> _The exercise_
Beneath this line sits some data. Return only its lines from the one holding "Emit a Python" through the one holding "import plotly.graph_objects as go", inclusive, exactly, with the images removed.

> _Data shown_
-=-=-=-=-

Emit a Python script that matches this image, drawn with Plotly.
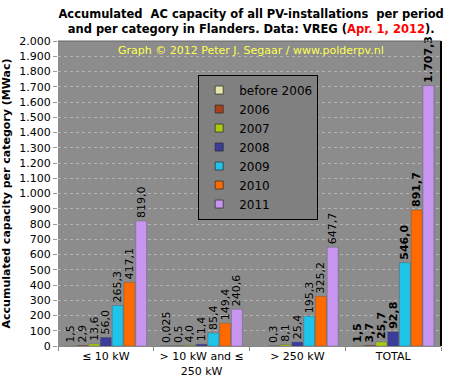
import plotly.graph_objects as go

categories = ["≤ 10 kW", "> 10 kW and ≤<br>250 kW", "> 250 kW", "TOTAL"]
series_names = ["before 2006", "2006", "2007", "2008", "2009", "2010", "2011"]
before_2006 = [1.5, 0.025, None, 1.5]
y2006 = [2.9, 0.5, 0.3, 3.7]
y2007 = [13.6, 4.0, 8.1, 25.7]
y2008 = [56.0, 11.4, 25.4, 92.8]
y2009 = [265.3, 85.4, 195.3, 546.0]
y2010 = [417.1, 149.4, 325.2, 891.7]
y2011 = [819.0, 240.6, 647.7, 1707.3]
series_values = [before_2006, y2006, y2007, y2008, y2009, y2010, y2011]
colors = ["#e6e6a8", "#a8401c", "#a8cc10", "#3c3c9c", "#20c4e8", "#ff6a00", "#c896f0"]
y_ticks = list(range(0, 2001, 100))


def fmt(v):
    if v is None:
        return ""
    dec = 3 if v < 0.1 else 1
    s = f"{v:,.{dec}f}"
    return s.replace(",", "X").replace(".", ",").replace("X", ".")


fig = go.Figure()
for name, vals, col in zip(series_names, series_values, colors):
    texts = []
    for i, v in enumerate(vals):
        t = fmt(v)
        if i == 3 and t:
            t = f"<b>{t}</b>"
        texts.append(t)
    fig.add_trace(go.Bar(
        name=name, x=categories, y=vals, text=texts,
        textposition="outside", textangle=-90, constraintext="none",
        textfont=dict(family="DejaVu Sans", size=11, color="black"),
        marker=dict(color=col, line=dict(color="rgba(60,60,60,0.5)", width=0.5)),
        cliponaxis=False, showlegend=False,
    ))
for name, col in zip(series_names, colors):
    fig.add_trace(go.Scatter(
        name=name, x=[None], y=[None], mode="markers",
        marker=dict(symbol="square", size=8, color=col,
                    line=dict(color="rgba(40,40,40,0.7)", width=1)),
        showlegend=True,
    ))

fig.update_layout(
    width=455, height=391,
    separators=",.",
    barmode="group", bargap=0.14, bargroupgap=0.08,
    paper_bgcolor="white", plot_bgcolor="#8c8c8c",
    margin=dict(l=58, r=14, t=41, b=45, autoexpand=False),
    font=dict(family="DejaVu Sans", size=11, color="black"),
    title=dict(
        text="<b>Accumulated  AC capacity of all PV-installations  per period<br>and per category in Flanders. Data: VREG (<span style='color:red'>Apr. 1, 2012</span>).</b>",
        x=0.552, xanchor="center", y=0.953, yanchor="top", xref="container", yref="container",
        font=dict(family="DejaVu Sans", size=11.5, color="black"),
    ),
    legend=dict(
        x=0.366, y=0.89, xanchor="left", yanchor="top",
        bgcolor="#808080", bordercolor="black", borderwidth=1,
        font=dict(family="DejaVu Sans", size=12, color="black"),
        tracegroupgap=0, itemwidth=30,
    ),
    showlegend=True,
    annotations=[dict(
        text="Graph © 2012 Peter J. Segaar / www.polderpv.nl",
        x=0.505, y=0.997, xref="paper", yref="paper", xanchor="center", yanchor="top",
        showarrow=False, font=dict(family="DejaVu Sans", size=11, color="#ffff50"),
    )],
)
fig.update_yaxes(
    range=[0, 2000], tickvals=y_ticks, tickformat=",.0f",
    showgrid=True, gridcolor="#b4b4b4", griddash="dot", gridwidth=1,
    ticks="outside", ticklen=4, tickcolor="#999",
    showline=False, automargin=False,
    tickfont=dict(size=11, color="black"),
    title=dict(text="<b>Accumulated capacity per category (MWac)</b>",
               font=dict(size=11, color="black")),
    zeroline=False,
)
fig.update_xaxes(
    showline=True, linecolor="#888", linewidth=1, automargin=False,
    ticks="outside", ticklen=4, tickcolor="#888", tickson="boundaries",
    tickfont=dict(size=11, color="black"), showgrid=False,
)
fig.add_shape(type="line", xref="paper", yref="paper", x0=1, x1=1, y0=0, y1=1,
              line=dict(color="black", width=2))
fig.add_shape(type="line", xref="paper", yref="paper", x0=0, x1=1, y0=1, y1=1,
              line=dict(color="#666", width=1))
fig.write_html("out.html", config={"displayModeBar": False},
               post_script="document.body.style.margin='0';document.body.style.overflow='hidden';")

-=-=-=-=-

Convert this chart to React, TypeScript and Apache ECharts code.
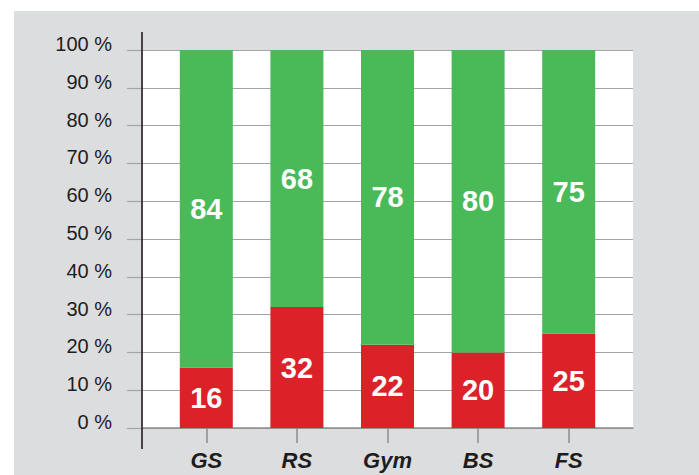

-=-=-=-=-

> _Answer to the problem_
Emit a Python script that matches this image, drawn with Plotly.
import plotly.graph_objects as go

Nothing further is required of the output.